§ Plotting code records
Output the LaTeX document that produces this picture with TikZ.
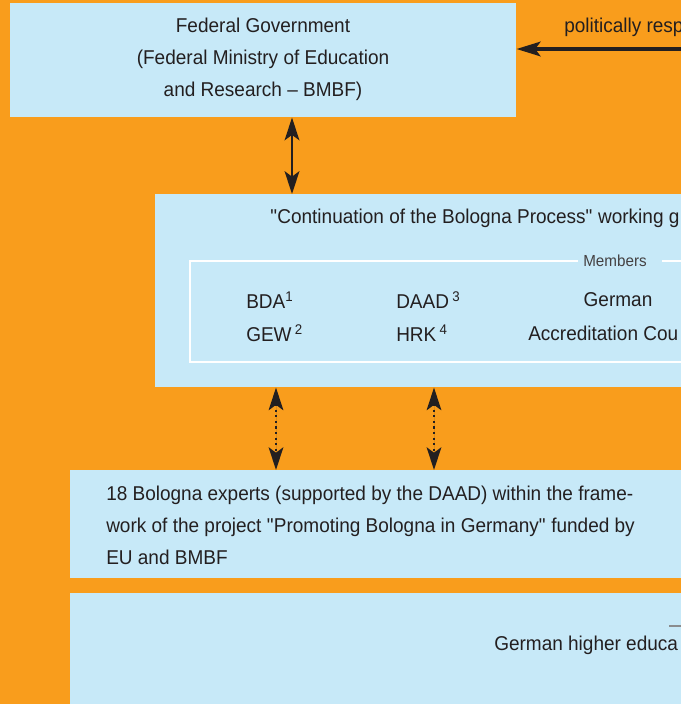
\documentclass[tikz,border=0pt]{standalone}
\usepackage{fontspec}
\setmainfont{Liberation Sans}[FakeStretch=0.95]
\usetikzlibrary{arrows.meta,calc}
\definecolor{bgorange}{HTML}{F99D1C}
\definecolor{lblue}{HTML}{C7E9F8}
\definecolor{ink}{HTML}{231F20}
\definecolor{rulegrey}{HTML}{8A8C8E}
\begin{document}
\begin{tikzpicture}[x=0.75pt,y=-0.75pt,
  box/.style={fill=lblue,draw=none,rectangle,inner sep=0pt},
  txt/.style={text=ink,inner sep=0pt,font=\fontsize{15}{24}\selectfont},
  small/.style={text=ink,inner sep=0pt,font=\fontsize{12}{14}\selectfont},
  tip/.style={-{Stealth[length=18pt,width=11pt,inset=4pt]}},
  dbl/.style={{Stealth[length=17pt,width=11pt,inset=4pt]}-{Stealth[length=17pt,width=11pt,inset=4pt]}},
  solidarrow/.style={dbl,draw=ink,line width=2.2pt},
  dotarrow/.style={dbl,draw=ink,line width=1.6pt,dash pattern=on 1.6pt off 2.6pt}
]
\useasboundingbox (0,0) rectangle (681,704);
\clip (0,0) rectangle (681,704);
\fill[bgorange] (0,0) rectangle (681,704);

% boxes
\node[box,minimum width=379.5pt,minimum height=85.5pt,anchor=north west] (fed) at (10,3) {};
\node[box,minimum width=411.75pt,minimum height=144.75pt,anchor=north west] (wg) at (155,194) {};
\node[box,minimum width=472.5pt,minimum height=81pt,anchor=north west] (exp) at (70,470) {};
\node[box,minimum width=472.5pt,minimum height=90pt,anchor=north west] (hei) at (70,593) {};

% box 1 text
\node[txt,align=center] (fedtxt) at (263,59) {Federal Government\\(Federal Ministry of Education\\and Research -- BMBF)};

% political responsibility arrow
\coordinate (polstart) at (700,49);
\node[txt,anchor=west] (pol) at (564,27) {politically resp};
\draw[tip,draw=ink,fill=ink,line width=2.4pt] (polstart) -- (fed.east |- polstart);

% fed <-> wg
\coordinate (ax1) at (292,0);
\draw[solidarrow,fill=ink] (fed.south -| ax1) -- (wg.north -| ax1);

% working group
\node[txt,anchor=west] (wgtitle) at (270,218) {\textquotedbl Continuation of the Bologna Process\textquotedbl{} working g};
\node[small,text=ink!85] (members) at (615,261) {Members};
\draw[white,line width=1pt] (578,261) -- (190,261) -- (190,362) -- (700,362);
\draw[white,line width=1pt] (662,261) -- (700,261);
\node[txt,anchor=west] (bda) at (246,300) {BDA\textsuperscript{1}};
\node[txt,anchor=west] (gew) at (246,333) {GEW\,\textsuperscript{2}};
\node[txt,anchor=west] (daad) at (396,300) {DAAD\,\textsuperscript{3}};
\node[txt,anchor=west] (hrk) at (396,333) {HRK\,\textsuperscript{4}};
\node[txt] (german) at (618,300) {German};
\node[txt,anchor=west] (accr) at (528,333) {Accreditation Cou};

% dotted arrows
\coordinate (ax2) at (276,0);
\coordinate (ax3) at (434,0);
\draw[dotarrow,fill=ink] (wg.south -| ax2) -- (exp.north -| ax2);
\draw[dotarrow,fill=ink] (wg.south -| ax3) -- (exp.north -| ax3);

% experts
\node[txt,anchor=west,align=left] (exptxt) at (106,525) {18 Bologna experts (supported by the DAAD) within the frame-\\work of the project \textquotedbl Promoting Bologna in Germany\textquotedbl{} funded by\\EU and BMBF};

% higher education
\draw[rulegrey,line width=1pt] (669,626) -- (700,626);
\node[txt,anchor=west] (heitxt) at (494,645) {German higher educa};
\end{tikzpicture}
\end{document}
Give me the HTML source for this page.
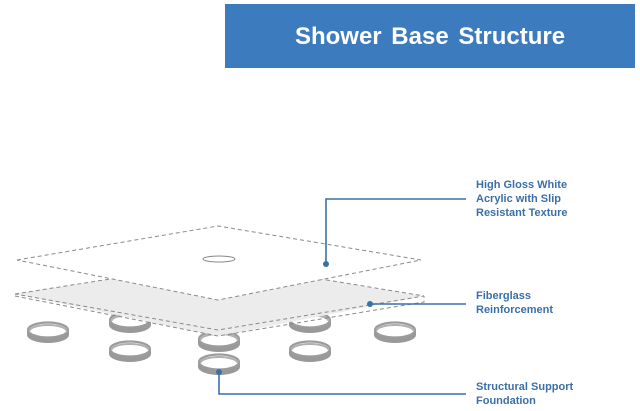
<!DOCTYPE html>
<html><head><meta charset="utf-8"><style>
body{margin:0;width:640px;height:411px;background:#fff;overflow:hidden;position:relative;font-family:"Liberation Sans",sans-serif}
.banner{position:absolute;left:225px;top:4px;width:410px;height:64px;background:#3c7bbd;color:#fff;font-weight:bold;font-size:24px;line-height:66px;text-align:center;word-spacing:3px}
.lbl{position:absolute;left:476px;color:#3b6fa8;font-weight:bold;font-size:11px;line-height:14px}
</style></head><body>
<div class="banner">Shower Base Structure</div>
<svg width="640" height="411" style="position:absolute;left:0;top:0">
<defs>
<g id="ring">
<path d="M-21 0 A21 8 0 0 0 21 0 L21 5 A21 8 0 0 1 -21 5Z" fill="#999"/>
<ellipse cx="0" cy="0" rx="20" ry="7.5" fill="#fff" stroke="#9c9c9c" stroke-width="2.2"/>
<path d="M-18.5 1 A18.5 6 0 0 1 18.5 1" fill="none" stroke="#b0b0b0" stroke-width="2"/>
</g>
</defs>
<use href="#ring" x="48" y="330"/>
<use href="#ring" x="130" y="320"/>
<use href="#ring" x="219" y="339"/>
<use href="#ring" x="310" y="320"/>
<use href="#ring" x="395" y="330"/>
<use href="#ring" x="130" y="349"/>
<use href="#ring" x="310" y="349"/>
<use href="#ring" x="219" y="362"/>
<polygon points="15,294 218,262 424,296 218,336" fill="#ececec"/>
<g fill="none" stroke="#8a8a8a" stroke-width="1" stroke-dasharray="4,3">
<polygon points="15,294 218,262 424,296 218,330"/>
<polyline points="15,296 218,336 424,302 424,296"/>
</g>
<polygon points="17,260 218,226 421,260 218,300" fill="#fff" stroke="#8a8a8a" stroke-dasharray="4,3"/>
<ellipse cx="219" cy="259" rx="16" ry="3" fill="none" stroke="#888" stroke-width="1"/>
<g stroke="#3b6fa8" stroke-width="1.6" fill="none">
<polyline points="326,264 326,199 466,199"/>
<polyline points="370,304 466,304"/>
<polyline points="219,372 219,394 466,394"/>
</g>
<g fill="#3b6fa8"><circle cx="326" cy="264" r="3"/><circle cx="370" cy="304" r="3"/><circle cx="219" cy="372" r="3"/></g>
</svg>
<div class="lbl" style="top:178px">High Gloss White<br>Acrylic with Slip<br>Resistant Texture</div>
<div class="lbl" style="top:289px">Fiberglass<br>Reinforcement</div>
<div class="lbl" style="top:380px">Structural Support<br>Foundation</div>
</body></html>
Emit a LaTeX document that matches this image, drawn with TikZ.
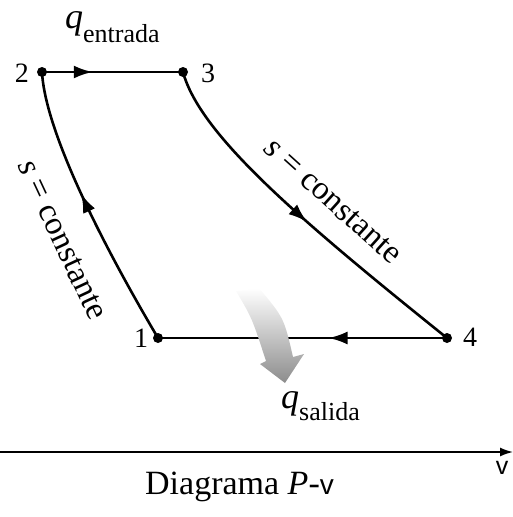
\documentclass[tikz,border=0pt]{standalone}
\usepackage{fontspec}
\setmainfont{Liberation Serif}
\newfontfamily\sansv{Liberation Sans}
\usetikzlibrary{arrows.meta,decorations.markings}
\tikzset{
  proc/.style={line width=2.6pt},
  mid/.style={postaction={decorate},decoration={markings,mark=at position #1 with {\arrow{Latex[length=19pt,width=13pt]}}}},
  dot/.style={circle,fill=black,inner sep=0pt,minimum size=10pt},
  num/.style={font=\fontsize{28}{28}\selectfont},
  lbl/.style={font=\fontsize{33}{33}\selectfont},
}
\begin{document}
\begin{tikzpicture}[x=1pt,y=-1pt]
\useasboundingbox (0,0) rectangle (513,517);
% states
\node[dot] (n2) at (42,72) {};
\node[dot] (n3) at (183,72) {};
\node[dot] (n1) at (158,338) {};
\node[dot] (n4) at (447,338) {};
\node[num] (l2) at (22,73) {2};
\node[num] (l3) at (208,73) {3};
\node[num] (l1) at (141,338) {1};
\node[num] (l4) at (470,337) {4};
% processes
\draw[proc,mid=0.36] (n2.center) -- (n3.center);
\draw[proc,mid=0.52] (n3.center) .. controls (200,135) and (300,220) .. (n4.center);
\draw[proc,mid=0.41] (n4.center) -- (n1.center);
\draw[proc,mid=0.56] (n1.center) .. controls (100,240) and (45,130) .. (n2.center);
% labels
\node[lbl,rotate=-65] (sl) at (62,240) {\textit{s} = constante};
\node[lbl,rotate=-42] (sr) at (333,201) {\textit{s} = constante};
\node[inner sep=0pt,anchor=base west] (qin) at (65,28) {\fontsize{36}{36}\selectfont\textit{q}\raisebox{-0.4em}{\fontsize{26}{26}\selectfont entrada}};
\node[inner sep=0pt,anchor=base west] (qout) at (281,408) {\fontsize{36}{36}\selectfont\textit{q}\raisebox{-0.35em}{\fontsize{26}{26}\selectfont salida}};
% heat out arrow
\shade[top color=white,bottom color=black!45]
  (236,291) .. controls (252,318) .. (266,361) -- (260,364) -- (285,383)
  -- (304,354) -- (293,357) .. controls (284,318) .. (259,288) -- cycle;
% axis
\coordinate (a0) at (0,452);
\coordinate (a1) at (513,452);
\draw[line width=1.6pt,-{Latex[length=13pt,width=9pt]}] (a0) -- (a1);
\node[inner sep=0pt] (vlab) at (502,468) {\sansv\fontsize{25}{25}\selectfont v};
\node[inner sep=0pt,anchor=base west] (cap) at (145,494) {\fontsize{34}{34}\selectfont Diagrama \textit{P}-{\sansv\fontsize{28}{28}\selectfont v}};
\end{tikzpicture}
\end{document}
--
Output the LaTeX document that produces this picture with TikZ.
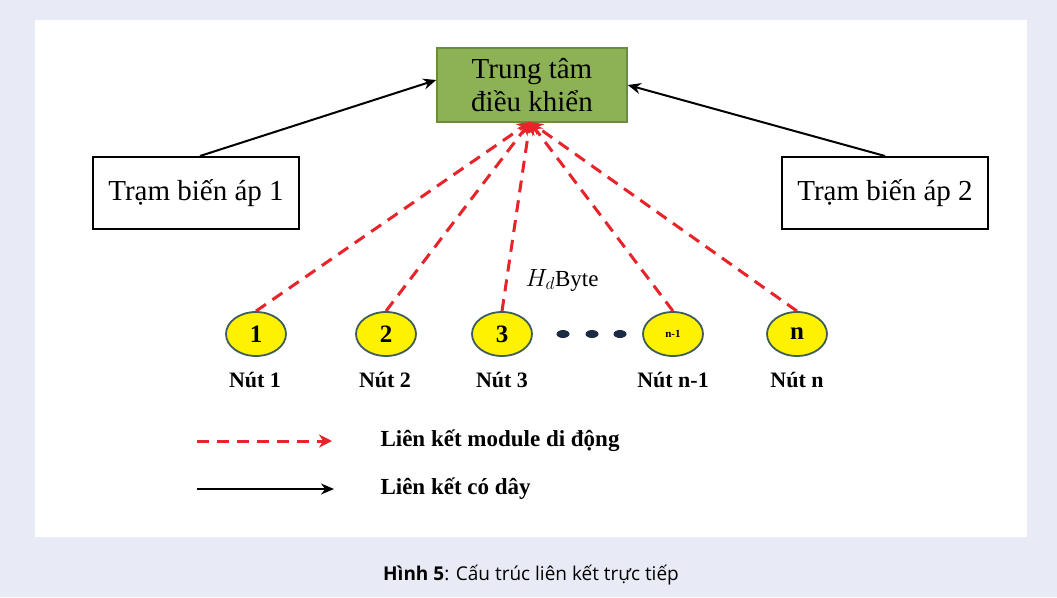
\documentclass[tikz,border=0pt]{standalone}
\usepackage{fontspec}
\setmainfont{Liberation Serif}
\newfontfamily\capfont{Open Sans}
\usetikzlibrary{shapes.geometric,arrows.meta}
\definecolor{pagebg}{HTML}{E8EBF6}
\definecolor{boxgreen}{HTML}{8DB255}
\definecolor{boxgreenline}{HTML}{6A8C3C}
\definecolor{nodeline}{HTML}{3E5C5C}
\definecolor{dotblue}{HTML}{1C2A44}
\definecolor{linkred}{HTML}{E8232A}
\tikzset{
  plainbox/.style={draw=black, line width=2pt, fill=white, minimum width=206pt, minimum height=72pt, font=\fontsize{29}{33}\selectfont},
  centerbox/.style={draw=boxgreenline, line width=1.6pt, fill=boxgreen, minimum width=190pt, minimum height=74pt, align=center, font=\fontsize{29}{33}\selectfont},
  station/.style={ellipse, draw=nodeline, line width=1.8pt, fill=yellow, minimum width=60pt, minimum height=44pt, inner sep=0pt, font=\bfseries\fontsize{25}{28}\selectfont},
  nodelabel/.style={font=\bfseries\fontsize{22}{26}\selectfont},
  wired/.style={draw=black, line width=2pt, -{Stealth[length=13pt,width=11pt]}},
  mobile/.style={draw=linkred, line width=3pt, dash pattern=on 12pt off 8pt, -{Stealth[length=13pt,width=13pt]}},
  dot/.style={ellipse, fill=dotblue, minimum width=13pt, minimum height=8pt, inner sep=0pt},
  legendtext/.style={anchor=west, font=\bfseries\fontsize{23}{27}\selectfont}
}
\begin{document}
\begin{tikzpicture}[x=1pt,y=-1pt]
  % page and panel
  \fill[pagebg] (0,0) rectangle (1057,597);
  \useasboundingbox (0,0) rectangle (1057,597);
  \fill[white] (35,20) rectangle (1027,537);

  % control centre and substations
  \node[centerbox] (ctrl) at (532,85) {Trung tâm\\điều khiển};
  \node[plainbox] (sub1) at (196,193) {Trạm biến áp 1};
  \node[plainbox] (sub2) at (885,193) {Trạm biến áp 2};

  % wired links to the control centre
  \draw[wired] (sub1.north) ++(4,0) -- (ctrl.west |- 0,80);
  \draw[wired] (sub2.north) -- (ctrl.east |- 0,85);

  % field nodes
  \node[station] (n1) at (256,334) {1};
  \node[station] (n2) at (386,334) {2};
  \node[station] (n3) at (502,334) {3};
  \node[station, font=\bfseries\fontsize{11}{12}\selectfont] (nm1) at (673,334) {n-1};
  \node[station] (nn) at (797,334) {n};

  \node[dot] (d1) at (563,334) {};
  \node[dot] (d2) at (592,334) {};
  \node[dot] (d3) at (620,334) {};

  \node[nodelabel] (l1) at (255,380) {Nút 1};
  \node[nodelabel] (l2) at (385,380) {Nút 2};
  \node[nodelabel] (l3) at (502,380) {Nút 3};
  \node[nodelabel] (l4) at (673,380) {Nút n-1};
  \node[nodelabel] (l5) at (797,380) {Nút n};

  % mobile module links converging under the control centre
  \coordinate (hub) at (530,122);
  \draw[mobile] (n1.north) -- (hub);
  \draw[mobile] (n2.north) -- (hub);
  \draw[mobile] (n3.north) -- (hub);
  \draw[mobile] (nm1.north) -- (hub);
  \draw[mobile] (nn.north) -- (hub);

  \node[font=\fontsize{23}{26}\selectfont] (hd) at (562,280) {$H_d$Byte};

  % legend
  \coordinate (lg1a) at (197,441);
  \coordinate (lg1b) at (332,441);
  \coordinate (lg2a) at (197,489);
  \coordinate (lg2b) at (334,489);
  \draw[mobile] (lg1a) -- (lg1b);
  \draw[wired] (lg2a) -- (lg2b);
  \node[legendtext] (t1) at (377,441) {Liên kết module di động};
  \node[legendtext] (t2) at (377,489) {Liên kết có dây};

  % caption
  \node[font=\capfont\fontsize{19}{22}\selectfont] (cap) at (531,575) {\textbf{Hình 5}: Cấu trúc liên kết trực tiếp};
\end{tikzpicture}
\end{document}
==
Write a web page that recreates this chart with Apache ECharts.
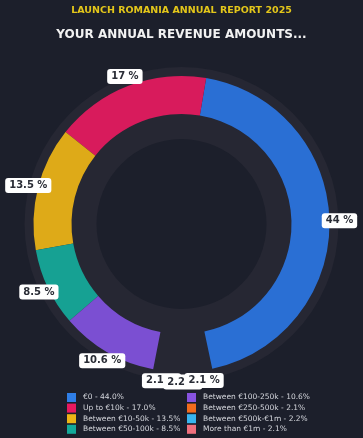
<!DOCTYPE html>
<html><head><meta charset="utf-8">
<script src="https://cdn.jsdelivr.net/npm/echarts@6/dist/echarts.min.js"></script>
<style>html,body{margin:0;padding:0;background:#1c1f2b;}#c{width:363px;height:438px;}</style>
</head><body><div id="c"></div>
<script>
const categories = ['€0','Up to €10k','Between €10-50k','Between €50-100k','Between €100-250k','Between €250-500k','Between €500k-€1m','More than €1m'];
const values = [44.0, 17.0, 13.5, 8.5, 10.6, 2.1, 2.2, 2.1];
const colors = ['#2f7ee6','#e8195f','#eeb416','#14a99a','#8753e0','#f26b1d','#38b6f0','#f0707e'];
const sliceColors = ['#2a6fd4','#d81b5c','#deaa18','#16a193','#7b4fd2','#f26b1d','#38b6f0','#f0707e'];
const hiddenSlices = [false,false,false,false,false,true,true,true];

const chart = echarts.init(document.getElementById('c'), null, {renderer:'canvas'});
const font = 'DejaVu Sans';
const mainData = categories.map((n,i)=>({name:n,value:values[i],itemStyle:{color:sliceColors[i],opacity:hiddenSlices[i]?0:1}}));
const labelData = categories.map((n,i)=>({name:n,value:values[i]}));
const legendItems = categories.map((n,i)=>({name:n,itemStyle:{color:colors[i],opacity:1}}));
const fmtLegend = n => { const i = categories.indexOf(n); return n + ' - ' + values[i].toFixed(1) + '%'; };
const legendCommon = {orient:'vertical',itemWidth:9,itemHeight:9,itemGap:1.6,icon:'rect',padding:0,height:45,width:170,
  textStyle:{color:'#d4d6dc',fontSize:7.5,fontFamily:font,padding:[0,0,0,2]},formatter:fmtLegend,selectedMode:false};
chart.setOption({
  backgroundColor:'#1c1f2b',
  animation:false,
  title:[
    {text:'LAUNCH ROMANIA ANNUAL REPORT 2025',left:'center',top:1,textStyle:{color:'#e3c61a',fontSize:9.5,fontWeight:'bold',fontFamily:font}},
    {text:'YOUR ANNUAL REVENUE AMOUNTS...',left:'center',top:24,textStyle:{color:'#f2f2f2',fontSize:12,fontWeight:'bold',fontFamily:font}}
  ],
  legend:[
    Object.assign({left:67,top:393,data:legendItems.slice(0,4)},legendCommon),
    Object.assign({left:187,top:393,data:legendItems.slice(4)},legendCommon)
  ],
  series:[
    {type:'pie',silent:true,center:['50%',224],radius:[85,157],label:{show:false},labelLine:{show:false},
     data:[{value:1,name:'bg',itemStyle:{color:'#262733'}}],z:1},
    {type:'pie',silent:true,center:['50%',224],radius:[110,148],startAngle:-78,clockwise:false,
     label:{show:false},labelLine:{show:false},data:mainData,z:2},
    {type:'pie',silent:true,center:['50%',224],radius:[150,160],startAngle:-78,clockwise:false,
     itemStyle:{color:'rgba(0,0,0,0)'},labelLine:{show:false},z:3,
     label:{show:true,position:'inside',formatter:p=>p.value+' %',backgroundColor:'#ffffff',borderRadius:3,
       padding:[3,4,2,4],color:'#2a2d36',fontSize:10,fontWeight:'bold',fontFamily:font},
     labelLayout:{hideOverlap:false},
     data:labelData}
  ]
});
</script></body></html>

§ WHAT NEEDS TO BE DONE
Which lines hold the word "this"? Copy each of them from the records.

§ EXPECTED ANSWER
Output the LaTeX document that produces this picture with TikZ.
Give me the HTML source for this page.
Emit a LaTeX document that matches this image, drawn with TikZ.
Output the LaTeX document that produces this picture with TikZ.
Write a web page that recreates this chart with Apache ECharts.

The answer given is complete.